Welyon publishes investigation guides, manufactures a non-invasive testing kit, and runs a physician-supervised protocol. It exists because the literature on H. pylori has moved faster than the standard workup.
Roughly one in three Americans carry H. pylori. The peer-reviewed literature has — slowly, across thirty years — associated this single bacterium with eight clinically distinct presentations, from refractory iron deficiency to chronic spontaneous urticaria. The mechanisms are increasingly characterised. The literature is publicly available. The diagnostic step required to act on it costs less than a single visit to a specialist.
And yet the standard workup for each of those eight conditions only tests for H. pylori when the symptom is digestive. The literature has moved. The order sets, mostly, have not.
That is the whole project. Welyon does not invent mechanism, does not promise resolution, does not sell a wellness lifestyle. It publishes what the literature already says, gives readers the language to ask sharper questions, and stands behind a testing pathway when the conversation calls for one.
The investigation series spans claims that are well-replicated and claims that are early-stage. Treating those two categories with the same visual weight would be a trust failure. So we don't. Every claim across the eight guides carries one of three tiers — Strong, Moderate, or Exploratory — applied inline at the point of claim, and again in the citation list at the back of the PDF.
The rubric is applied identically regardless of whether the resulting investigation routes a reader toward — or away from — Welyon's testing kit and protocol. Editorial grading is independent of commercial outcome. That independence is the trust contract.
Multiple peer-reviewed studies in agreement; replicated in independent cohorts; mechanism characterised. The case for investigating is well-established.
Consistent literature, but cohort scale is limited or the mechanism is only partially characterised. The case is plausible and worth pursuing as part of a structured workup.
Plausible mechanism with early-stage or pilot-cohort evidence. The case for investigating, not the case for concluding. Flagged honestly on the cover and inline.
Welyon is assembling a scientific advisory board of clinicians and researchers with expertise in gastroenterology, infectious disease, and evidence-based medicine. Advisor names and affiliations will be listed here upon confirmation.
The board's first job is review: of the investigation guides, of the testing pathway, and of the rubric used to grade evidence across the series. The second is governance: ensuring the editorial grading rubric stays applied identically, regardless of commercial outcome.
Six advisor positions are being filled across the specialties listed below. Letters of interest are reviewed monthly.

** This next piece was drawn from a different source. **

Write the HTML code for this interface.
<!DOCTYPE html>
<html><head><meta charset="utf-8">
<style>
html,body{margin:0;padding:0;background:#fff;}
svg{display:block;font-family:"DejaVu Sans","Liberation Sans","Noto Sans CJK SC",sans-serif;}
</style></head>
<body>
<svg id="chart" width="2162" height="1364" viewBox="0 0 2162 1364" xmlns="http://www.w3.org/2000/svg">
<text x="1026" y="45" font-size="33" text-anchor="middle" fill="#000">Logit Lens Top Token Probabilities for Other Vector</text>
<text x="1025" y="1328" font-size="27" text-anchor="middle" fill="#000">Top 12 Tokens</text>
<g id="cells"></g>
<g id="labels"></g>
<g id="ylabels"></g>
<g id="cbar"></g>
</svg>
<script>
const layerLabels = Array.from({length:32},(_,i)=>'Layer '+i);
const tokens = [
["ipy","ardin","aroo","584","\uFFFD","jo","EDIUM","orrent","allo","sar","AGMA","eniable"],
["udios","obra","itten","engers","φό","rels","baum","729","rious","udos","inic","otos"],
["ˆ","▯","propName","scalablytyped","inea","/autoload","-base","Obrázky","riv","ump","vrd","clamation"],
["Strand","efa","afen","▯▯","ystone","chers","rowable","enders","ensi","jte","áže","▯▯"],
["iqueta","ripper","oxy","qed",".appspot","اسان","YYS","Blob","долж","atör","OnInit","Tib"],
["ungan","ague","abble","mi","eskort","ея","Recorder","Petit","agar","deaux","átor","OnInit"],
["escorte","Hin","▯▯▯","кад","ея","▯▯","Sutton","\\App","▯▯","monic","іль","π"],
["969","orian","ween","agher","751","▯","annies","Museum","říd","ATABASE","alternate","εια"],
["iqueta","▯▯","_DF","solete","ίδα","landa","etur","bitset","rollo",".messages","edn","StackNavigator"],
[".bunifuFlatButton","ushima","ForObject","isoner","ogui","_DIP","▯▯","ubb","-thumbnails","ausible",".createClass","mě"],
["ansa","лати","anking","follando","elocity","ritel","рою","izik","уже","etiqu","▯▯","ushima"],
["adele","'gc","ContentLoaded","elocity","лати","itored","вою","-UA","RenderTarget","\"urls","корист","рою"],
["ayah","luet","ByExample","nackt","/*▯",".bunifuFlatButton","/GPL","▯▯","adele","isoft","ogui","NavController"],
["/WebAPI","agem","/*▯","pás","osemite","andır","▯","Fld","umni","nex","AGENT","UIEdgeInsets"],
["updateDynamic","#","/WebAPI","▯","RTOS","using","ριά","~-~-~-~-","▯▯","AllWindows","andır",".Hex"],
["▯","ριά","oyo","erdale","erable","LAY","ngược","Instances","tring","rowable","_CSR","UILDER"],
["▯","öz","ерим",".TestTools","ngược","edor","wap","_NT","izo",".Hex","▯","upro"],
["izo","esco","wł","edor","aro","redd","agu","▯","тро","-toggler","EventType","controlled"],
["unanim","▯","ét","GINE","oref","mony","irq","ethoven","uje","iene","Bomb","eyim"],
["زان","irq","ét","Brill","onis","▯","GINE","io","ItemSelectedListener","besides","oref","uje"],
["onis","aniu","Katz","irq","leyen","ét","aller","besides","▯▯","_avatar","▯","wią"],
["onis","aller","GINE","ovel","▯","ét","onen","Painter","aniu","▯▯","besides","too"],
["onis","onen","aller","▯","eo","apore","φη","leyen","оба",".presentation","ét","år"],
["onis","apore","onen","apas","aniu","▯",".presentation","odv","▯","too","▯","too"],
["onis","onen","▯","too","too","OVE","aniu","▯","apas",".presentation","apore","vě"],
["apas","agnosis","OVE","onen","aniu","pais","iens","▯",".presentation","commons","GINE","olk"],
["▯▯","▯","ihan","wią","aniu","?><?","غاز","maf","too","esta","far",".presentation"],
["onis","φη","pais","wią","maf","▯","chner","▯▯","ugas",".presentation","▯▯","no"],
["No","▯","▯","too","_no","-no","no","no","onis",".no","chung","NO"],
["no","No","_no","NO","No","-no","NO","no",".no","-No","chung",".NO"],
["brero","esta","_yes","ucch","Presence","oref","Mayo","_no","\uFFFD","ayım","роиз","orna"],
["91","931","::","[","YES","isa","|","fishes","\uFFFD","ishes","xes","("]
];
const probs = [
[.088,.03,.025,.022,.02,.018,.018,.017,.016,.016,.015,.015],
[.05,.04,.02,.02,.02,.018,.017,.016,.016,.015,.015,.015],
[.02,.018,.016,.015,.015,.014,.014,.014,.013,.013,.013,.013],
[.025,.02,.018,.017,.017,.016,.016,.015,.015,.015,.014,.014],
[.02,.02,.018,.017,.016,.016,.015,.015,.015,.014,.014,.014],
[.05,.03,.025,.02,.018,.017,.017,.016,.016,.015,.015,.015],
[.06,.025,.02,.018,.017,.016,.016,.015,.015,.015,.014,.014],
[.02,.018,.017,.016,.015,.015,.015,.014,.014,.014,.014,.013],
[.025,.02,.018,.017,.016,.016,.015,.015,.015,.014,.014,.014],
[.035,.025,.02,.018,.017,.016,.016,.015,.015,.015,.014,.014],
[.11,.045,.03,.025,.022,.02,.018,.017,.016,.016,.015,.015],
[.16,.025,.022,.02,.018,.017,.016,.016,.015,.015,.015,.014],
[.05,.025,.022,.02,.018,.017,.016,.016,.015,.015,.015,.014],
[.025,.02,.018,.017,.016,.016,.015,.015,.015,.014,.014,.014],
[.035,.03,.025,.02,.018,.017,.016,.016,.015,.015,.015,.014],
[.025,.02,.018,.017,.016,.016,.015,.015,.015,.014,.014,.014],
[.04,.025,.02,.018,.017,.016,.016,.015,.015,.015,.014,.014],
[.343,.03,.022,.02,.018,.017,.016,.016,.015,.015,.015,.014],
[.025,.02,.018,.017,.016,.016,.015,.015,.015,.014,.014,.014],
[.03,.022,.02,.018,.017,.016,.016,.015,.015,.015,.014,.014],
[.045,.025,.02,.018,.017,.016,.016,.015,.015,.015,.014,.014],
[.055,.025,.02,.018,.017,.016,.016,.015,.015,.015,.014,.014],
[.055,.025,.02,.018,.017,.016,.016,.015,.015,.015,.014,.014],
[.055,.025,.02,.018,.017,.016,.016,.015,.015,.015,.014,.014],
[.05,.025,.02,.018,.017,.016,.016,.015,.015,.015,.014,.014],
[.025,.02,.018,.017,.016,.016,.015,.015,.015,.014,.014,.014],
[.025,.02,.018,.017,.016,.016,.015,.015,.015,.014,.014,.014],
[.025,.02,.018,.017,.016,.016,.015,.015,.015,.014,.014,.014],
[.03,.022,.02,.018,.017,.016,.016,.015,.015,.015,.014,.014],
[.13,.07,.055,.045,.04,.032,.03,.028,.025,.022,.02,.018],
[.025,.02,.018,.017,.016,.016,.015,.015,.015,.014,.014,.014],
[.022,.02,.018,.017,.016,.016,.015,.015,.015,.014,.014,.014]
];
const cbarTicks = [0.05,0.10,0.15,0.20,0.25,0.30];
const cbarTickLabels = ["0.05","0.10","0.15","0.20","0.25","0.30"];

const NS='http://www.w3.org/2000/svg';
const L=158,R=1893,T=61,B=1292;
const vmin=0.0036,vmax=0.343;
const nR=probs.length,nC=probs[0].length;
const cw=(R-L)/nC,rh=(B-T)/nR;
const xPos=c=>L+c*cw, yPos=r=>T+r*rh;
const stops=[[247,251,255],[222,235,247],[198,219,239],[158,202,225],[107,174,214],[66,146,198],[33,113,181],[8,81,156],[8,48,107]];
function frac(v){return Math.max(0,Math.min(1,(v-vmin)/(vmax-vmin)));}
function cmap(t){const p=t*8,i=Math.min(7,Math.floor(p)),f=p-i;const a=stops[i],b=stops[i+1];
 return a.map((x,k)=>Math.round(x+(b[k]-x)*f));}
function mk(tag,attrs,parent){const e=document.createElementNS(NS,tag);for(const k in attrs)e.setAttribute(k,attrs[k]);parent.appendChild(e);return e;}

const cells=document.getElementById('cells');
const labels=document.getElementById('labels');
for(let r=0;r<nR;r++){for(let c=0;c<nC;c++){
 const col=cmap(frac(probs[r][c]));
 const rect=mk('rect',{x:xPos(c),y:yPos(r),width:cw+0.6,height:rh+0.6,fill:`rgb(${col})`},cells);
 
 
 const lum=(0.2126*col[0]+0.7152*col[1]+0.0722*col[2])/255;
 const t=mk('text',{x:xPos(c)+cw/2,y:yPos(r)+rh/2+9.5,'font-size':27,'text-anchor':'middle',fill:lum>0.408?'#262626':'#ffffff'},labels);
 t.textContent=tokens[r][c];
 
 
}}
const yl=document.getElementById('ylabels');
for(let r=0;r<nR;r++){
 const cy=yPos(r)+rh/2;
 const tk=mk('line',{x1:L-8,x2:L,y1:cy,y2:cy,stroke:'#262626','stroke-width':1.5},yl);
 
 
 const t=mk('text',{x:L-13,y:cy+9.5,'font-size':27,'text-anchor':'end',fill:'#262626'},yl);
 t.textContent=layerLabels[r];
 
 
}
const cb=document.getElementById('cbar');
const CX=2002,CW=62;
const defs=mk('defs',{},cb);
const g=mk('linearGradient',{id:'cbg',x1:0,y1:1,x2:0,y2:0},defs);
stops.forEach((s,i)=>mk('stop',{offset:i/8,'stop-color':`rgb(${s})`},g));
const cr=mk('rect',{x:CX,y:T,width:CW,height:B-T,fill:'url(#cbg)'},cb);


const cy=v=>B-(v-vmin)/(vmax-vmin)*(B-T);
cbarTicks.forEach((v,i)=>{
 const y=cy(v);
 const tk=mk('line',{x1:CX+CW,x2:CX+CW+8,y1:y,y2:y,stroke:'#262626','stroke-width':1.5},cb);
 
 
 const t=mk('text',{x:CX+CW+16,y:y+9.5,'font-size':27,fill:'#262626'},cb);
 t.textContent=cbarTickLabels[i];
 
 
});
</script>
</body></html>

Clinical & research scope: H. pylori diagnostic methods, refractory presentations, eradication protocols, and post-eradication surveillance.
Clinical & research scope: chronic bacterial colonisation, host–pathogen dynamics, antibiotic stewardship in eradication regimens.
Clinical & research scope: study quality grading, meta-analysis methodology, and editorial governance of the three-tier evidence rubric.
Clinical & research scope: iron homeostasis, hepcidin signalling, B12 absorption pathways, and refractory anaemia presentations.
Clinical & research scope: thyroid autoimmunity, metabolic dysregulation, and the gastric–endocrine axis literature.
Clinical & research scope: cutaneous expression of systemic inflammation, chronic urticaria, rosacea pathophysiology, mast cell biology.
If you are a clinician or researcher working in H. pylori-associated disease — particularly in the six specialties named on the previous page — and you are interested in contributing to Welyon's evidence architecture, we would like to hear from you.
Letters of interest are reviewed monthly. No CV format is required; a paragraph naming your current institution, your research interests, and the specialty you'd like to advise on is enough to start the conversation.
Welyon produces the at-home H. pylori testing kit and the physician-supervised Foundation Protocol referenced in these guides. The investigation guides are commercial publications. This commercial interest is disclosed on every guide cover, every checkout page, and in the footer of this site. The investigation steps described in the guides would apply equally if neither product existed.
Evidence grading across the series follows a single rubric, applied identically regardless of whether the resulting investigation routes a reader toward — or away from — Welyon's testing kit or protocol. Reviewer names will appear in the front matter of each guide upon confirmation of the advisory board. No claims are softened or strengthened for commercial benefit.